Writing and Technology

A very interesting aspect of Giles Foden's recent Method and Medium (in the Guardian), on the relationship between writers and technology, is that Foden by no means sees technology as the writer's ally.

You think of fonts and hard drives, software packages and printer cartridges. Or you footle around the internet, calling it research.

All this is wrong-headed: obsessing about the technology of literary production is generally displacement activity for production itself. Like the washing-up or ironing - astonishingly satisfying when you are trying to start a book.

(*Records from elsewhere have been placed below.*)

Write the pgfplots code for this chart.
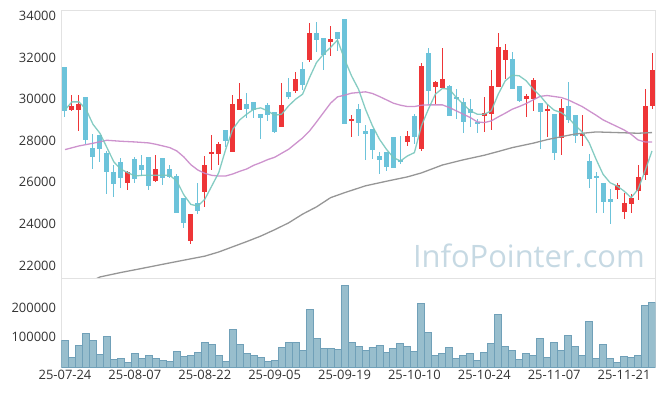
\documentclass[border=0pt]{standalone}
\usepackage{pgfplots}
\usepackage{pgfplotstable}
\usepackage{fontspec}
\setmainfont{Open Sans}
\pgfplotsset{compat=1.18}
\definecolor{upred}{RGB}{238,53,55}
\definecolor{downblue}{RGB}{108,195,218}
\definecolor{ma5}{RGB}{120,198,188}
\definecolor{ma20}{RGB}{200,135,200}
\definecolor{ma60}{RGB}{150,150,150}
\definecolor{volfill}{RGB}{152,190,205}
\definecolor{voledge}{RGB}{112,160,184}
\definecolor{framec}{RGB}{226,226,226}
\definecolor{wm}{RGB}{198,217,227}
\definecolor{ticktext}{RGB}{51,51,51}

\pgfplotstableread{
i O H L C
1 29480 30186 29432 29657
2 29480 30218 28485 29785
9 25965 26543 25644 26479
13 26061 27297 26013 26623
18 23172 24457 23044 24457
20 25532 27265 24826 26816
21 27362 28292 26607 27426
22 27362 27940 26832 27859
24 27458 30218 27458 29785
25 29480 30748 29480 30026
31 28662 30764 28662 29737
33 30395 31310 30315 30941
35 31872 33637 31759 33172
38 32754 33493 32048 32883
41 28950 29256 28196 29047
49 27939 28469 27747 28244
51 27618 31727 27506 31583
53 30588 30844 29785 30796
54 30540 32465 30540 30941
60 29191 30122 28405 29320
61 29272 31390 28501 30620
62 30588 33172 30588 32498
63 31872 32658 30957 32353
66 30010 30235 29159 30138
67 30026 31005 29432 30909
69 29464 29769 28180 29528
71 28148 30026 27297 29593
74 28228 29223 27747 28341
79 25628 25949 25179 25853
80 24569 25468 24248 24986
81 24954 25420 24521 25227
82 25580 26816 25131 26270
83 26366 30475 26110 29689
84 29673 32209 29512 31390
}\upcandles

\pgfplotstableread{
i O H L C
0 31535 31535 29159 29432
3 30090 30090 27827 28020
4 27634 28341 26623 27217
5 28260 28260 26992 27602
6 27394 27506 25452 26479
7 26479 26848 25307 25917
8 26960 27185 25740 26206
10 27105 27217 25949 26158
11 26816 27297 26302 26591
12 27201 27201 25628 25821
14 27153 27153 25853 26206
15 26623 26816 26206 26270
16 26286 26400 24521 24521
17 25227 25227 23782 24039
19 25018 25949 24489 24633
23 28501 28501 27683 27988
26 29785 30315 29095 29512
27 29881 29881 29095 29480
28 29304 29304 28084 29095
29 29737 29817 28967 29256
30 29400 29400 28389 28421
32 30331 30989 30000 30090
34 31438 31759 30427 30684
36 33172 33685 32241 32851
37 32931 32931 31406 32128
39 33220 33220 32289 32883
40 33846 33846 28790 28790
42 29512 29785 28228 28854
43 28453 28758 27089 28325
44 28549 28549 27105 27554
45 27249 27458 26415 27073
46 27474 27474 26559 26736
47 28196 28196 26688 26688
48 27073 28228 26900 26976
50 29175 29272 27827 28180
52 32209 32433 29753 30395
55 30604 30668 29175 29175
56 30122 30507 29031 29994
57 29849 30042 28389 28886
58 29512 30026 28662 29336
59 28902 29063 28389 28838
64 31920 32241 30507 30507
65 30620 30620 29866 29914
68 29801 29801 27586 29400
70 29272 29272 27057 27426
72 29689 30796 28870 28983
73 29223 29223 27907 28228
75 27008 27378 25724 26142
76 26290 26511 24505 26230
77 25949 25949 24505 25050
78 25179 25660 24007 25050
}\downcandles

\pgfplotstableread{
i V
0 90000
1 33300
2 73300
3 113300
4 90000
5 43300
6 103300
7 26700
8 30000
9 16700
10 46700
11 30000
12 40000
13 30000
14 23300
15 20000
16 53300
17 36700
18 40000
19 50000
20 83300
21 76700
22 40000
23 20000
24 126700
25 76700
26 46700
27 40000
28 33300
29 20000
30 23300
31 66700
32 83300
33 83300
34 56700
35 193300
36 96700
37 63300
38 63300
39 60000
40 273300
41 83300
42 70000
43 56700
44 66700
45 73300
46 50000
47 63300
48 80000
49 70000
50 53300
51 213300
52 116700
53 40000
54 46700
55 66700
56 30000
57 40000
58 46700
59 23300
60 50000
61 80000
62 176700
63 70000
64 56700
65 26700
66 46700
67 40000
68 96700
69 33300
70 83300
71 56700
72 106700
73 70000
74 40000
75 153300
76 30000
77 76700
78 30000
79 16700
80 36700
81 33300
82 40000
83 206700
84 216700
}\volume

\begin{document}
\begin{tikzpicture}
\useasboundingbox (-61.5bp,10bp) rectangle (603.5bp,-386bp);
\begin{axis}[
  at={(0,0)}, anchor=north west,
  scale only axis, width=594bp, height=268bp,
  xmin=-0.5, xmax=84.5, ymin=21400, ymax=34280,
  axis line style={draw=framec, line width=0.8bp},
  xtick=\empty,
  ytick={22000,24000,26000,28000,30000,32000,34000},
  major tick length=0pt,
  scaled y ticks=false,
  /pgf/number format/fixed,
  /pgf/number format/set thousands separator={},
  /pgf/number format/assume math mode=true,
  tick label style={font=\fontsize{13}{13}\selectfont, text=ticktext},
  yticklabel style={xshift=-2bp},
  clip=true,
]
\node[anchor=base east, text=wm, font=\fontsize{31}{31}\selectfont] at (rel axis cs:0.988,0.04) {InfoPointer.com};

% wicks
\addplot[draw=none, mark=none, forget plot,
  error bars/.cd, y dir=both, y explicit, error mark=none,
  error bar style={draw=upred, line width=1bp}]
  table[x=i, y expr={(\thisrow{H}+\thisrow{L})/2}, y error expr={(\thisrow{H}-\thisrow{L})/2}] {\upcandles};
\addplot[draw=none, mark=none, forget plot,
  error bars/.cd, y dir=both, y explicit, error mark=none,
  error bar style={draw=downblue, line width=1bp}]
  table[x=i, y expr={(\thisrow{H}+\thisrow{L})/2}, y error expr={(\thisrow{H}-\thisrow{L})/2}] {\downcandles};
% bodies
\addplot[draw=none, mark=none, forget plot,
  error bars/.cd, y dir=both, y explicit, error mark=none,
  error bar style={draw=upred, line width=5bp}]
  table[x=i, y expr={(\thisrow{O}+\thisrow{C})/2}, y error expr={max(abs(\thisrow{C}-\thisrow{O})/2,40)}] {\upcandles};
\addplot[draw=none, mark=none, forget plot,
  error bars/.cd, y dir=both, y explicit, error mark=none,
  error bar style={draw=downblue, line width=5bp}]
  table[x=i, y expr={(\thisrow{O}+\thisrow{C})/2}, y error expr={max(abs(\thisrow{C}-\thisrow{O})/2,40)}] {\downcandles};

% MA60
\addplot[ma60, line width=1.3bp, line join=round] coordinates {
(4,21280) (5,21450) (8,21665) (11,21860) (14,22060) (17,22257) (20,22450) (22,22650) (24,22900) (26,23150) (28,23413) (30,23720) (32,24050) (34,24470) (36,24820) (38,25260) (40,25500) (43,25830) (46,26050) (49,26260) (51,26450) (54,26830) (57,27080) (60,27300) (62,27480) (64,27666) (67,27880) (69,28050) (71,28190) (73,28320) (76,28420) (79,28389) (82,28357) (84,28389)};
% MA20
\addplot[ma20, line width=1.3bp, line join=round, opacity=0.9] coordinates {
(0,27570) (2,27747) (4,27875) (6,28020) (8,27972) (10,27939) (12,27891) (13,27827) (14,27747) (15,27666) (16,27506) (17,27220) (18,26848) (19,26591) (20,26431) (21,26334) (22,26302) (23,26302) (24,26398) (25,26527) (26,26639) (27,26816) (28,26944) (29,27089) (30,27201) (31,27394) (32,27586) (33,27859) (34,28130) (35,28469) (36,28902) (37,29352) (38,29801) (39,30106) (40,30186) (41,30283) (42,30315) (43,30347) (44,30267) (45,30122) (46,29962) (47,29801) (48,29705) (49,29641) (50,29641) (51,29705) (52,29721) (53,29721) (54,29721) (55,29593) (56,29432) (57,29272) (58,29111) (59,28902) (60,28870) (61,28950) (62,29143) (63,29320) (64,29512) (65,29641) (66,29785) (67,29962) (68,30130) (69,30170) (70,30122) (71,30074) (72,29962) (73,29801) (74,29641) (75,29432) (76,29223) (77,28999) (78,28838) (79,28678) (80,28517) (81,28308) (82,28036) (83,27939) (84,27939)};
% MA5
\addplot[ma5, line width=1.3bp, line join=round, opacity=0.9] coordinates {
(0,29480) (1,29865) (2,29865) (3,29512) (4,28790) (5,28357) (6,27667) (7,26976) (8,26623) (9,26463) (10,26302) (11,26334) (12,26334) (13,26334) (14,26334) (15,26334) (16,26061) (17,25400) (18,24938) (19,24858) (20,25179) (21,25820) (22,26463) (23,27586) (24,28549) (25,28999) (26,29272) (27,29512) (28,29576) (29,29432) (30,29223) (31,29272) (32,29673) (33,29994) (34,30234) (35,31037) (36,31759) (37,32160) (38,32482) (39,32835) (40,31920) (41,31117) (42,30475) (43,29512) (44,28710) (45,28068) (46,27586) (47,27185) (48,27024) (49,27265) (50,27426) (51,28710) (52,29512) (53,30235) (54,30507) (55,30475) (56,30074) (57,29753) (58,29432) (59,29272) (60,29272) (61,29432) (62,30235) (63,30877) (64,31149) (65,31117) (66,30877) (67,30475) (68,30154) (69,29753) (70,29464) (71,29352) (72,29111) (73,28742) (74,28421) (75,27907) (76,27105) (77,26383) (78,25981) (79,25821) (80,25580) (81,25259) (82,25660) (83,26543) (84,27506)};
\end{axis}

\begin{axis}[
  at={(0,-268bp)}, anchor=north west,
  scale only axis, width=594bp, height=89bp,
  xmin=-0.5, xmax=84.5, ymin=0, ymax=300000,
  axis line style={draw=framec, line width=0.8bp},
  xtick={0,10,20,30,40,50,60,70,80},
  xticklabels={25-07-24,25-08-07,25-08-22,25-09-05,25-09-19,25-10-10,25-10-24,25-11-07,25-11-21},
  ytick={100000,200000},
  major tick length=0pt,
  scaled y ticks=false,
  /pgf/number format/fixed,
  /pgf/number format/set thousands separator={},
  /pgf/number format/assume math mode=true,
  tick label style={font=\fontsize{13}{13}\selectfont, text=ticktext},
  yticklabel style={xshift=-2bp},
]
\addplot[ybar, bar width=1, fill=volfill, draw=voledge, line width=0.9bp] table[x=i, y=V] {\volume};
\end{axis}
\end{tikzpicture}
\end{document}
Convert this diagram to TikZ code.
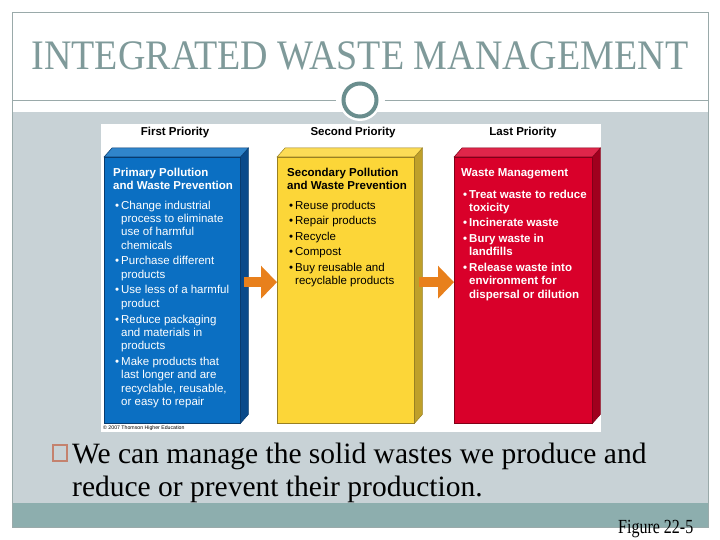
\documentclass[tikz,border=0pt]{standalone}
\usepackage{fontspec}
\setmainfont{Liberation Serif}
\setsansfont{Liberation Sans}
\usetikzlibrary{positioning,calc,arrows.meta}

\definecolor{titlegray}{HTML}{7F9A9A}
\definecolor{ringteal}{HTML}{6A8E8E}
\definecolor{frameline}{HTML}{9AAAAA}
\definecolor{bandgray}{HTML}{C8D2D6}
\definecolor{bandteal}{HTML}{8DAEAE}
\definecolor{boxblue}{HTML}{0B6FC2}
\definecolor{sideblue}{HTML}{0A4A8A}
\definecolor{boxyellow}{HTML}{FCD638}
\definecolor{sideyellow}{HTML}{BFA02A}
\definecolor{boxred}{HTML}{D9002A}
\definecolor{sidered}{HTML}{A0001E}
\definecolor{arroworange}{HTML}{E8801C}
\definecolor{bulletbrown}{HTML}{C4826E}

\newcommand{\pit}{\hspace*{2pt}\makebox[6pt][l]{\textbullet}}
\newcommand{\pco}{\hspace*{8pt}}

\tikzset{
  slab/.style={anchor=north west,inner sep=0pt,minimum width=137pt,
               minimum height=266pt},
  slabtext/.style={anchor=north west,inner sep=0pt,align=left,
                   font=\sffamily\fontsize{11.5}{13.3}\selectfont},
  slabbold/.style={slabtext,font=\sffamily\bfseries\fontsize{11.5}{13.3}\selectfont},
  prio/.style={font=\sffamily\bfseries\fontsize{11.5}{13}\selectfont},
  blockarrow/.style={line width=10pt,arroworange,
                     -{Triangle[width=32pt,length=16pt]}},
  rule/.style={frameline,line width=0.8pt},
}

\begin{document}
\begin{tikzpicture}[x=1pt,y=-1pt]
  \useasboundingbox (0,0) rectangle (720,540);
  % slide frame and bands
  \fill[bandgray] (12,112) rectangle (708,503);
  \fill[bandteal] (12,503) rectangle (708,527);
  \draw[rule] (12,12) rectangle (708,527);
  \node[font=\fontsize{42}{45}\selectfont,text=titlegray] (title) at (360,56)
       {\scalebox{0.905}[1]{INTEGRATED WASTE MANAGEMENT}};
  % divider with ring
  \node[circle,fill=white,minimum size=42pt,inner sep=0pt] (halo) at (360,100) {};
  \node[circle,draw=ringteal,line width=4pt,fill=white,minimum size=33pt,
        inner sep=0pt] (hub) at (halo.center) {};
  \coordinate (ruleL) at (12,100);
  \coordinate (ruleR) at (708,100);
  \draw[rule] (ruleL) -- ([xshift=-6pt]hub.west);
  \draw[rule] ([xshift=6pt]hub.east) -- (ruleR);
  % figure panel
  \fill[white] (101,124) rectangle (601,432);
  \node[prio] (firsthd)  at (175,133) {First Priority};
  \node[prio] (secondhd) at (353,133) {Second Priority};
  \node[prio] (lasthd)   at (523,133) {Last Priority};
  \node[slab,fill=boxblue,minimum width=136pt] (prim) at (104,157) {};
  \node[slab,fill=boxyellow]                   (sec)  at (277,157) {};
  \node[slab,fill=boxred,minimum width=138pt]  (last) at (454,157) {};
  \foreach \b/\f/\s in {prim/boxblue/sideblue,sec/boxyellow/sideyellow,last/boxred/sidered}{
    \filldraw[fill=\s,draw=\s!80!black,line width=0.5pt]
      (\b.north east) -- ++(8,-9) -- ($(\b.south east)+(8,-9)$) -- (\b.south east) -- cycle;
    \filldraw[fill=\f!85!white,draw=\s!80!black,line width=0.5pt]
      (\b.north west) -- ++(8,-9) -- ($(\b.north east)+(8,-9)$) -- (\b.north east) -- cycle;
    \draw[\s!80!black,line width=0.5pt] (\b.north west) rectangle (\b.south east);
  }
  % priority arrows
  \draw[blockarrow] ($(prim.east)+(4,-8)$) -- ($(sec.west)+(0,-8)$);
  \draw[blockarrow] ($(sec.east)+(5,-8)$) -- ($(last.west)+(0,-8)$);
  % box texts
  \node[slabtext,text=white] (primtxt) at (113,168)
    {\textbf{Primary Pollution}\\ \textbf{and Waste Prevention}\\[6pt]
     \pit Change industrial\\ \pco process to eliminate\\ \pco use of harmful\\
     \pco chemicals\\[2.5pt]
     \pit Purchase different\\ \pco products\\[2.5pt]
     \pit Use less of a harmful\\ \pco product\\[2.5pt]
     \pit Reduce packaging\\ \pco and materials in\\ \pco products\\[2.5pt]
     \pit Make products that\\ \pco last longer and are\\ \pco recyclable, reusable,\\
     \pco or easy to repair};
  \node[slabtext,text=black] (sectxt) at (287,168)
    {\textbf{Secondary Pollution}\\ \textbf{and Waste Prevention}\\[6pt]
     \pit Reuse products\\[2.2pt]
     \pit Repair products\\[2.2pt]
     \pit Recycle\\[2.2pt]
     \pit Compost\\[2.2pt]
     \pit Buy reusable and\\ \pco recyclable products};
  \node[slabbold,text=white] (lasttxt) at (461,168)
    {Waste Management\\[8.7pt]
     \pit Treat waste to reduce\\ \pco toxicity\\[2pt]
     \pit Incinerate waste\\[2pt]
     \pit Bury waste in\\ \pco landfills\\[2.8pt]
     \pit Release waste into\\ \pco environment for\\ \pco dispersal or dilution};
  \node[anchor=west,inner sep=0pt,font=\sffamily\fontsize{5.2}{6}\selectfont]
       (credit) at (103,428) {\textcopyright\ 2007 Thomson Higher Education};
  % slide text
  \node[draw=bulletbrown,line width=1.2pt,minimum width=14pt,minimum height=16pt,
        inner sep=0pt] (sq) at (60,453) {};
  \node[anchor=north west,inner sep=0pt,align=left,
        font=\fontsize{29.5}{33}\selectfont] (claim) at (72,443)
       {We can manage the solid wastes we produce and\\
        reduce or prevent their production.};
  \node[anchor=base west,inner sep=0pt,font=\fontsize{20}{22}\selectfont]
       (figref) at (618,533) {\scalebox{0.8}[1]{Figure 22-5}};
\end{tikzpicture}
\end{document}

So Foden is no technophile: he isn't inclined to rush out an grab all the latest software. Nonetheless, he sees the importance of Tinderbox -- an unsual and sometimes formidable new program. He doesn't only pick up the obvious points, like the way Tinderbox's multiple views make it easier to reorganize as your understanding grows, or the way Tinderbox agents can help keep track of emerging patterns and connection. Foden intuitively zooms all the way to a nice point about spatial hypertext:

In some ways, Tinderbox is a little like the Copydesk/Quark Despatch system used for making up these newspaper pages: each article is both a quasi-analogue visual object on the screen and a digital file in itself. Of course, it is all digital really, but human beings aren't. Which is why this sort of programming is becoming more and more common.

Making writing concrete -- working in small, movable chunks you can pick up and hold rather than a in one long, tangled scroll -- is sometimes the most liberating aspect of Storyspace, of Tinderbox, and of weblogs.